The Max will be pulled through June 6 amid continued uncertainty about when regulators will clear the model to fly, Southwest said. American Airlines Group Inc. and United Airlines Holdings Inc. have already said they won’t fly the Max again until the first week of June.

Regulators grounded the top-selling Boeing model in March 2019 after two crashes killed 346 people. Boeing, which is temporarily halting Max production starting this month, is still awaiting approval of revamped software, including changes to a flight-control system that was implicated in both crashes. Adding to the uncertainty over the Max’s return, Boeing recently recommended flight-simulator training for pilots before the jet carries passengers again.

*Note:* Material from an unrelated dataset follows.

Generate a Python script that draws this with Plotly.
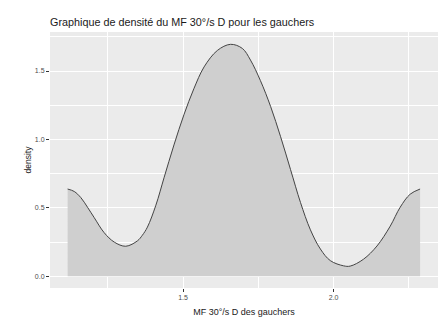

Southwest’s schedule change will cut about 330 weekday flights from the 4,000 that the company normally operates. The Dallas-based carrier was flying 34 Max planes when the fleet was grounded and was scheduled to have 75 of the jets by the end of last year.

Southwest said in December that it reached a confidential settlement with Boeing to recover costs of the grounding for last year. The airline previously said the grounding cut operating income by $830 million in 2019. Terms for 2020 will be negotiated separately.

The carrier’s shares rose less than 1% $55.45 at 9:35 a.m. in New York, while Boeing climbed almost 1% to $331.93.